Intisari-Online.com - September tahun lalu, Uni Emirat Arab (UEA) lakukan normalisasi hubungan dengan Israel.
Kesepakatan itu ditengahi oleh Donald Trump yang saat itu masih menjabat sebagai Presiden AS.
Imbalan atas normalisasi hubungan itu adalah AS akan menjual senjata ke UEA, termasuk jet tempur F-35.
Awalnya, Israel menentangnya, namun kemudian setuju.
Dengan syarat, kesepakatan apa pun yang dibuat AS untuk menjual senjata di Timur Tengah harus memenuhi perjanjian puluhan tahun dengan Israel.
Di antaranya, bahwa peralatan buatan AS yang akan dijual di Timur Tengah tidak boleh merusak 'keunggulan militer kualitatif' Israel serta menjamin bahwa senjata AS yang diberikan kepada Israel 'lebih unggul dala kemampuan' daripada yang dijual ke tetangganya.
November lalu,AS pun menyetujui penjualan paket alat utama sistem pertahanan ( alutsista) canggih senilai 23,37 miliar dollar AS (Rp 328 triliun) ke Uni Emirat Arab ( UEA).
Pengumuman itu disampaikan oleh Menteri Luar Negeri AS saat itu Mike Pompeo pada Selasa (10/11/2020) sebagaimaan dilansir dari Al Arabiya.
Pompeo mengatakan persetujuan penjualan senjata ke UEA tersebut dimaksudkan untuk mencegah potensi ancaman dari Iran sambil mempertahankan keunggulan militer Israel.
Paket tersebut mencakup 50 jet tempur F-35 Lighting II senilai 10,4 miliar dollar AS (Rp 146 triliun) dan 18 MQ-9B Unmanned Aerial Systems (sistem drone canggih yang bersenjata) senilai 2,97 miliar AS (Rp 41 triliun).
Selain itu, paket penjualan alutsista tersebut juga mencakup paket rudal udara-ke-udara dan rudal udara-ke-darat senilai 10 miliar dollar AS (Rp 140 triliun).
Namun, setelah pemerintahan AS berpindah ke tangan Joe Biden, tampaknya UEA harus bersabar lebih lama lagi untuk mendapatkan senjata-senjata dari AS.
Pasalnya, AS sedang meninjau penjualan senjata ke Arab Saudi dan Uni Emirat Arab (UEA) yang disahkan oleh mantan Presiden Trump.
Ini merupakan sebuah langkah yang menurut Menteri Luar Negeri Antony Blinken adalah "tipikal" dari pemerintahan baru.
Melansir Al Jazeera, Rabu (27/1/2021), dalam jumpa pers pertamanya pada hari Rabu, Blinken mengatakan peninjauan tersebut bertujuan "untuk memastikan bahwa apa yang sedang dipertimbangkan adalah sesuatu yang memajukan tujuan strategis kita dan memajukan kebijakan luar negeri kita".

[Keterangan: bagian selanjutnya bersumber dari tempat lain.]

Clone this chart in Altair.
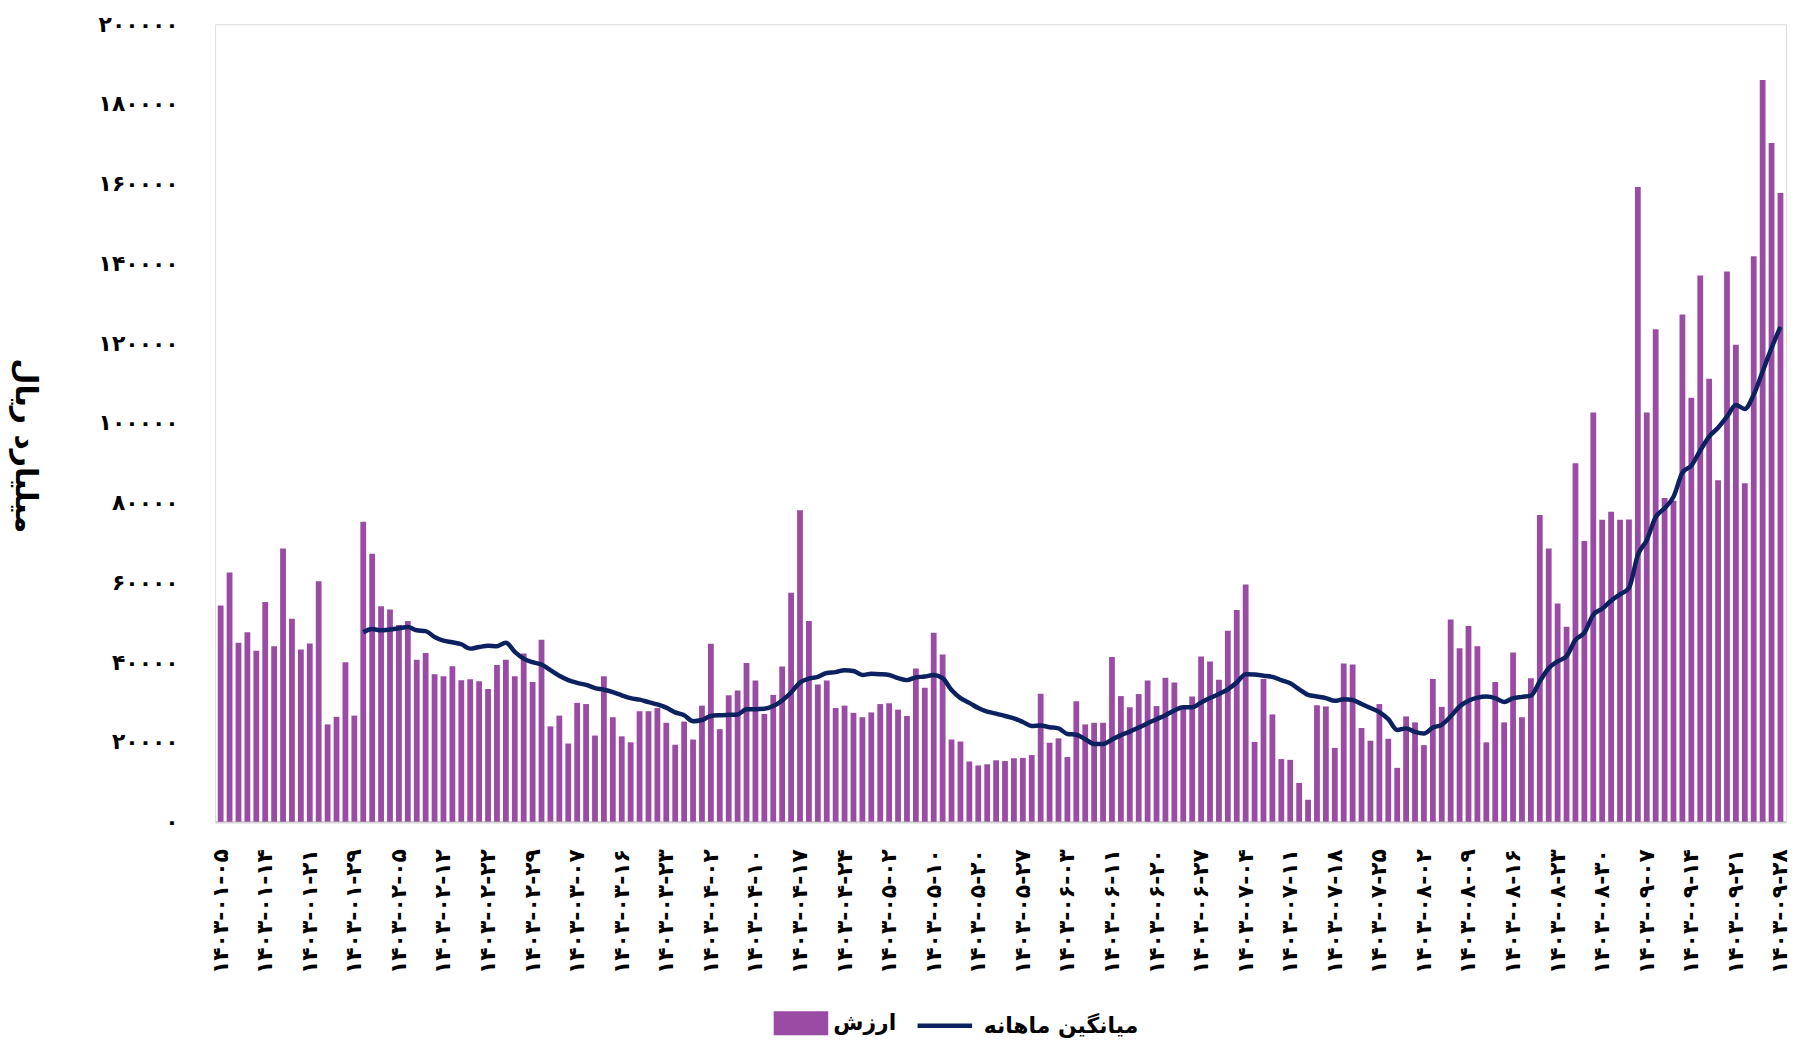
import altair as alt
import pandas as pd

FA = str.maketrans("0123456789", "۰۱۲۳۴۵۶۷۸۹")

# x tick labels (every 5th trading day)
tick_dates = [
    "1403-01-05", "1403-01-14", "1403-01-21", "1403-01-29", "1403-02-05", "1403-02-12",
    "1403-02-22", "1403-02-29", "1403-03-07", "1403-03-16", "1403-03-23", "1403-04-02",
    "1403-04-10", "1403-04-17", "1403-04-24", "1403-05-02", "1403-05-10", "1403-05-20",
    "1403-05-27", "1403-06-03", "1403-06-11", "1403-06-20", "1403-06-27", "1403-07-04",
    "1403-07-11", "1403-07-18", "1403-07-25", "1403-08-02", "1403-08-09", "1403-08-16",
    "1403-08-23", "1403-08-30", "1403-09-07", "1403-09-14", "1403-09-21", "1403-09-28",
]
tick_step = 5

# daily value (thousand billion rial)
values_k = [
    54.2, 62.5, 44.9, 47.5, 42.9, 55.1, 44.0, 68.5, 50.9, 43.2,
    44.7, 60.3, 24.4, 26.3, 40.0, 26.6, 75.2, 67.2, 54.0, 53.2,
    49.3, 50.3, 40.6, 42.3, 37.0, 36.5, 39.0, 35.5, 35.7, 35.2,
    33.3, 39.3, 40.6, 36.5, 42.2, 35.0, 45.6, 23.9, 26.6, 19.6,
    29.8, 29.5, 21.6, 36.5, 26.2, 21.4, 19.9, 27.7, 27.7, 28.5,
    24.8, 19.3, 25.1, 20.6, 29.1, 44.6, 23.2, 31.7, 32.9, 39.8,
    35.4, 27.0, 31.8, 38.9, 57.4, 78.1, 50.3, 34.4, 35.4, 28.5,
    29.1, 27.3, 26.2, 27.4, 29.5, 29.7, 28.1, 26.5, 38.4, 33.6,
    47.4, 41.9, 20.6, 20.1, 15.1, 14.1, 14.4, 15.4, 15.2, 15.9,
    16.0, 16.7, 32.1, 19.8, 20.9, 16.2, 30.2, 24.4, 24.8, 24.8,
    41.3, 31.5, 28.7, 32.0, 35.4, 29.0, 36.1, 34.9, 29.0, 31.4,
    41.4, 40.2, 35.6, 47.9, 53.1, 59.5, 20.0, 35.8, 26.9, 15.7,
    15.5, 9.7, 5.5, 29.2, 28.9, 18.5, 39.7, 39.4, 23.5, 20.3,
    29.5, 20.8, 13.5, 26.4, 24.9, 19.2, 35.8, 28.8, 50.7, 43.5,
    49.1, 44.0, 19.9, 35.0, 24.9, 42.4, 26.2, 36.0, 76.9, 68.5,
    54.7, 48.9, 89.9, 70.4, 102.6, 75.7, 77.7, 75.7, 75.8, 159.2,
    102.6, 123.5, 81.2, 80.5, 127.2, 106.3, 137.0, 111.1, 85.6, 138.0,
    119.6, 84.9, 141.8, 186.0, 170.2, 157.7,
]

# monthly average, starting at day index 16
avg_start = 16
avg_k = [
    47.5, 48.3, 48.0, 48.2, 48.5, 48.8, 48.0, 47.8, 46.3, 45.4,
    45.0, 44.5, 43.4, 43.8, 44.1, 44.0, 44.9, 42.6, 40.9, 40.0,
    39.4, 38.0, 36.6, 35.5, 34.8, 34.3, 33.5, 33.1, 32.5, 31.7,
    31.0, 30.6, 30.0, 29.4, 28.6, 27.4, 26.7, 25.2, 25.5, 26.5,
    26.7, 26.8, 26.9, 28.2, 28.2, 28.3, 29.0, 30.4, 32.4, 34.9,
    35.9, 36.3, 37.3, 37.5, 38.0, 37.8, 36.8, 37.1, 37.0, 36.8,
    36.0, 35.5, 36.2, 36.4, 36.8, 36.0, 33.0, 31.0, 29.8, 28.5,
    27.6, 27.1, 26.5, 25.9, 25.0, 24.0, 24.1, 23.7, 23.4, 22.0,
    21.8, 20.7, 19.5, 19.5, 20.6, 21.7, 22.6, 23.6, 24.7, 25.7,
    26.7, 27.9, 28.7, 28.7, 29.9, 31.0, 32.0, 33.2, 34.9, 37.0,
    36.9, 36.6, 36.3, 35.5, 34.7, 33.2, 31.8, 31.4, 31.0, 30.3,
    30.7, 30.5, 29.5, 28.5, 27.5, 25.7, 23.0, 23.4, 22.5, 22.1,
    23.6, 24.3, 26.4, 28.9, 30.3, 31.1, 31.4, 31.0, 30.0, 31.0,
    31.3, 31.6, 35.2, 38.5, 40.2, 41.5, 45.6, 47.4, 51.9, 53.4,
    55.4, 57.0, 58.6, 66.9, 70.6, 76.4, 78.6, 81.5, 87.5, 89.3,
    93.1, 96.6, 98.8, 101.6, 104.5, 103.5, 107.1, 112.9, 118.8, 124.1,
]

y_ticks = [0, 20000, 40000, 60000, 80000, 100000, 120000, 140000, 160000, 180000, 200000]

series_bar = "ارزش"
series_line = "میانگین ماهانه"
y_title = "میلیارد ریال"

BAR_COLOR = "#9a4ca5"
LINE_COLOR = "#0b2160"
FONT = "DejaVu Sans"

bars_df = pd.DataFrame({
    "i": list(range(len(values_k))),
    "v": [v * 1000 for v in values_k],
    "s": series_bar,
})
line_df = pd.DataFrame({
    "i": list(range(avg_start, avg_start + len(avg_k))),
    "v": [v * 1000 for v in avg_k],
    "s": series_line,
})

x_labels = [d.translate(FA) for d in tick_dates]
x_expr = "[" + ",".join("'%s'" % l for l in x_labels) + "][round(datum.value / %d)]" % tick_step
y_labels = [str(t).translate(FA) for t in y_ticks]
y_expr = "[" + ",".join("'%s'" % l for l in y_labels) + "][round(datum.value / 20000)]"


def x_enc():
    return alt.X(
        "i:O",
        scale=alt.Scale(paddingInner=0.35, paddingOuter=0.3),
        axis=alt.Axis(
            values=list(range(0, len(values_k), tick_step)),
            labelExpr=x_expr,
            labelAngle=-90,
            labelFont=FONT,
            labelFontSize=22,
            labelFontWeight="bold",
            labelColor="#000000",
            labelPadding=27,
            ticks=False,
            domain=True,
            domainColor="#d3d3d3",
            domainWidth=2.5,
            grid=False,
            gridOpacity=0,
            title=None,
        ),
    )


def y_enc():
    return alt.Y(
        "v:Q",
        scale=alt.Scale(domain=[0, 200000], nice=False),
        axis=alt.Axis(
            values=y_ticks,
            labelExpr=y_expr,
            labelFont=FONT,
            labelFontSize=22,
            labelFontWeight="bold",
            labelColor="#000000",
            labelPadding=37,
            grid=False,
            gridOpacity=0,
            domain=False,
            domainColor="#ffffff",
            domainOpacity=0,
            ticks=False,
            tickOpacity=0,
            title=y_title,
            titleAngle=90,
            titleFont=FONT,
            titleFontSize=30,
            titleFontWeight="bold",
            titleColor="#000000",
            titleX=-191,
            titleY=423,
            titleAlign="center",
            titleBaseline="middle",
        ),
    )


legend_common = dict(
    title=None,
    orient="none",
    padding=0,
    symbolSize=3000,
    labelFont=FONT,
    labelFontSize=22,
    labelFontWeight="bold",
    labelColor="#000000",
    labelLimit=400,
    legendY=976,
)

bars = alt.Chart(bars_df).mark_bar().encode(
    x=x_enc(),
    y=y_enc(),
    color=alt.Color(
        "s:N",
        scale=alt.Scale(domain=[series_bar], range=[BAR_COLOR]),
        legend=alt.Legend(
            symbolType="M-1,-0.44H1V0.44H-1Z",
            symbolStrokeWidth=0,
            labelOffset=5,
            legendX=561,
            **legend_common,
        ),
    ),
)

line = alt.Chart(line_df).mark_line(strokeWidth=4.5, interpolate="monotone").encode(
    x=x_enc(),
    y=y_enc(),
    stroke=alt.Stroke(
        "s:N",
        scale=alt.Scale(domain=[series_line], range=[LINE_COLOR]),
        legend=alt.Legend(
            symbolType="stroke",
            symbolStrokeWidth=4.5,
            labelOffset=9,
            legendX=703,
            **legend_common,
        ),
    ),
)

chart = (
    alt.layer(bars, line)
    .properties(
        width=1578,
        height=801,
        autosize=alt.AutoSizeParams(type="none"),
        padding={"left": 208, "top": 14, "right": 8, "bottom": 220},
    )
    .configure_view(stroke="#ffffff", strokeWidth=0, strokeOpacity=0)
    .configure_axis(grid=False, domain=False, ticks=False)
    .configure_axisX(domain=True, domainColor="#d3d3d3", domainWidth=2.5)
    .configure(background="#ffffff")
)

chart.save("out.html", embed_options={"renderer": "svg", "actions": False})
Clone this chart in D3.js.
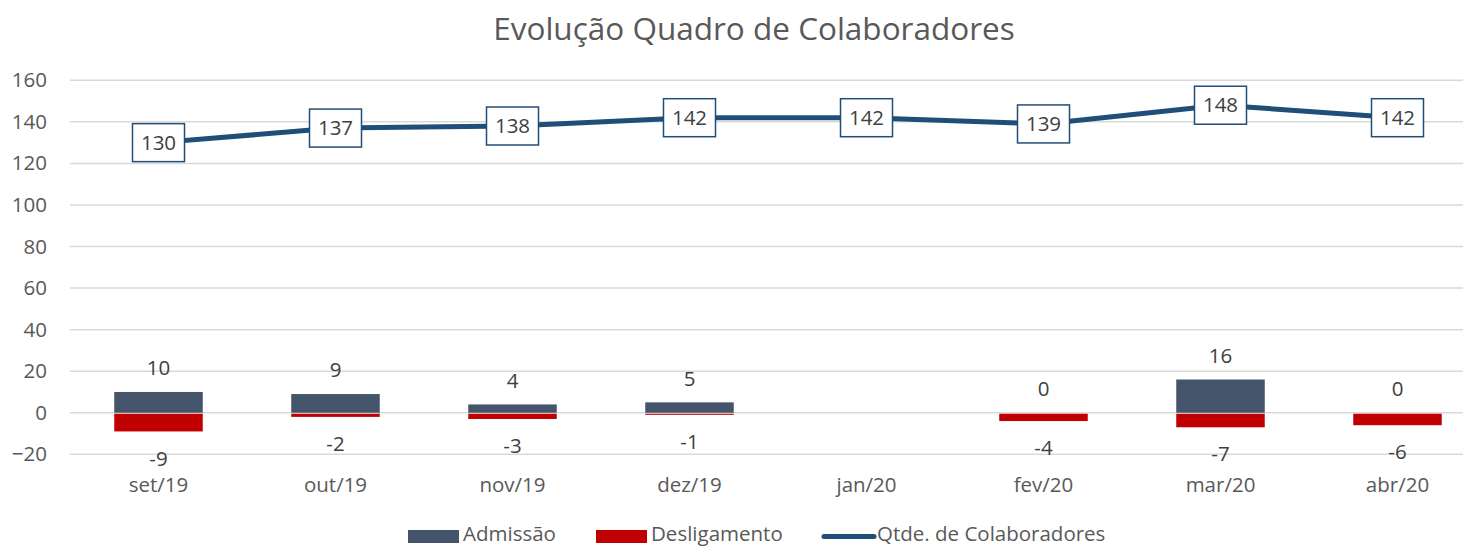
<!DOCTYPE html>
<html><head><meta charset="utf-8">
<script src="https://cdn.jsdelivr.net/npm/d3@7"></script>
<style>body{margin:0;background:#fff}svg{display:block;font-family:"Open Sans","Noto Sans",sans-serif}</style>
</head><body><svg id="c" width="1463" height="547"></svg>
<script>
const categories = ["set/19","out/19","nov/19","dez/19","jan/20","fev/20","mar/20","abr/20"];
const admissao = [10, 9, 4, 5, null, 0, 16, 0];
const desligamento = [-9, -2, -3, -1, null, -4, -7, -6];
const qtde = [130, 137, 138, 142, 142, 139, 148, 142];
const yTicks = [-20, 0, 20, 40, 60, 80, 100, 120, 140, 160];
const seriesNames = ["Admissão", "Desligamento", "Qtde. de Colaboradores"];

const svg = d3.select("#c");
const textCol = "#595959";
const colAdm = "#44546A", colDes = "#C00000", colLine = "#1F4E79";
const fs = 20.5;

const pLeft = 70, pRight = 1486, pTop = 80.3, pBottom = 454.3;
const x = d3.scaleBand().domain(categories).range([pLeft, pRight]).paddingInner(0.5).paddingOuter(0.25);
const y = d3.scaleLinear().domain([-20, 160]).range([pBottom, pTop]);
const cx = c => x(c) + x.bandwidth() / 2;

// title
svg.append("text").attr("x", 754).attr("y", 40).attr("text-anchor", "middle")
  .attr("font-size", 31.5).attr("fill", textCol).text("Evolução Quadro de Colaboradores");

// gridlines
svg.append("g").selectAll("line").data(yTicks).join("line")
  .attr("x1", pLeft).attr("x2", pRight).attr("y1", d => y(d)).attr("y2", d => y(d))
  .attr("stroke", "#d9d9d9").attr("stroke-width", 1.5);

// y axis
const yAxis = d3.axisLeft(y).tickValues(yTicks).tickSize(0).tickPadding(0);
const gy = svg.append("g").attr("transform", `translate(47,0)`).call(yAxis);
gy.select(".domain").remove();
gy.selectAll("text").attr("font-size", fs).attr("fill", textCol).attr("font-family", "'Open Sans','Noto Sans',sans-serif");

// x axis
const xAxis = d3.axisBottom(x).tickSize(0).tickPadding(0);
const gx = svg.append("g").attr("transform", `translate(0,477)`).call(xAxis);
gx.select(".domain").remove();
gx.selectAll("text").attr("font-size", fs).attr("fill", textCol).attr("font-family", "'Open Sans','Noto Sans',sans-serif");

// bars
const admData = categories.map((c, i) => ({c, v: admissao[i]})).filter(d => d.v !== null);
const desData = categories.map((c, i) => ({c, v: desligamento[i]})).filter(d => d.v !== null);

svg.append("g").selectAll("rect").data(admData).join("rect")
  .attr("x", d => x(d.c)).attr("width", x.bandwidth())
  .attr("y", d => y(Math.max(0, d.v))).attr("height", d => Math.abs(y(d.v) - y(0)))
  .attr("fill", colAdm);
svg.append("g").selectAll("rect").data(desData).join("rect")
  .attr("x", d => x(d.c)).attr("width", x.bandwidth())
  .attr("y", d => y(0) + 1).attr("height", d => Math.max(0, Math.abs(y(d.v) - y(0)) - 1))
  .attr("fill", colDes);

// bar labels
svg.append("g").selectAll("text").data(admData).join("text")
  .attr("x", d => cx(d.c)).attr("y", d => y(d.v) - 24).attr("dy", "0.35em")
  .attr("text-anchor", "middle").attr("font-size", fs).attr("fill", "#404040").text(d => d.v);
svg.append("g").selectAll("text").data(desData).join("text")
  .attr("x", d => cx(d.c)).attr("y", d => y(d.v) + 27).attr("dy", "0.35em")
  .attr("text-anchor", "middle").attr("font-size", fs).attr("fill", "#404040").text(d => d.v);

// line
const lineData = categories.map((c, i) => ({c, v: qtde[i]}));
svg.append("path").datum(lineData)
  .attr("d", d3.line().x(d => cx(d.c)).y(d => y(d.v)))
  .attr("fill", "none").attr("stroke", colLine).attr("stroke-width", 5).attr("stroke-linejoin", "round");

const lbl = svg.append("g").selectAll("g").data(lineData).join("g")
  .attr("transform", d => `translate(${cx(d.c)},${y(d.v)})`);
lbl.append("rect").attr("x", -26).attr("y", -19).attr("width", 52).attr("height", 38)
  .attr("fill", "#fff").attr("stroke", colLine).attr("stroke-width", 1.5);
lbl.append("text").attr("text-anchor", "middle").attr("dy", "0.35em")
  .attr("font-size", fs).attr("fill", "#404040").text(d => d.v);

// legend
const legend = svg.append("g");
const legItems = [
  {name: seriesNames[0], color: colAdm, type: "rect", lx: 408},
  {name: seriesNames[1], color: colDes, type: "rect", lx: 596},
  {name: seriesNames[2], color: colLine, type: "line", lx: 822}
];
legItems.forEach(it => {
  if (it.type === "rect") {
    legend.append("rect").attr("x", it.lx).attr("y", 530).attr("width", 51).attr("height", 13).attr("fill", it.color);
  } else {
    legend.append("line").attr("x1", it.lx + 2).attr("x2", it.lx + 52).attr("y1", 536.5).attr("y2", 536.5)
      .attr("stroke", it.color).attr("stroke-width", 5).attr("stroke-linecap", "round");
  }
  legend.append("text").attr("x", it.lx + 55).attr("y", 533.5).attr("dy", "0.35em")
    .attr("font-size", fs).attr("fill", textCol).text(it.name);
});
</script></body></html>
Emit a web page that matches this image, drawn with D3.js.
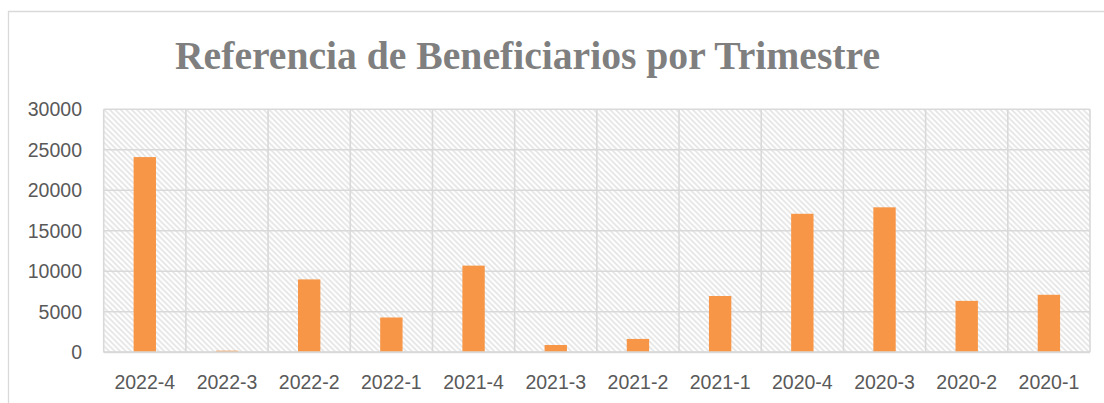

"Itulah yang kami lakukan saat ini," katanya kepada wartawan.
The Wall Street Journal pertama kali melaporkan pada hari Rabu bahwa pemerintahan Biden telah memberlakukan pembekuan sementara miliaran dolar dalam penjualan senjata ke kedua negara, termasuk penjualan amunisi berpemandu presisi ke Arab Saudi dan pesawat tempur F-35 ke UEA.
Langkah itu dilakukan satu minggu setelah Biden, yang telah berjanji untuk "menilai kembali" hubungan Washington dengan Riyadh, dilantik.
Sejak menjabat, dia telah menandatangani serangkaian tindakan eksekutif untuk meninjau atau membalikkan beberapa kebijakan utama Trump.
Sebelumnya, saat pemerintahan Trump menyetujui penjualan senjata, kelompok hak asasi manusia mengecam penjualan tersebut, dengan mengatakan itu dapat memicu konflik regional, terutama di Libya dan di Yaman, di mana UEA dan Arab Saudi telah melancarkan perang yang menghancurkan melawan pemberontak Houthi di negara itu.
Anggota parlemen Republik dan Demokrat juga mengecam transfer senjata, dengan mengatakan itu akan "memfasilitasi perlombaan senjata yang berbahaya".
Legislator mengajukan resolusi bersama bipartisan yang berusaha menghentikan kesepakatan, tetapi upaya mereka gagal di Senat AS, di mana dua suara prosedural tidak memperoleh mayoritas di majelis.
Trump juga mengancam akan memveto upaya kongres apa pun untuk menghentikan penjualan.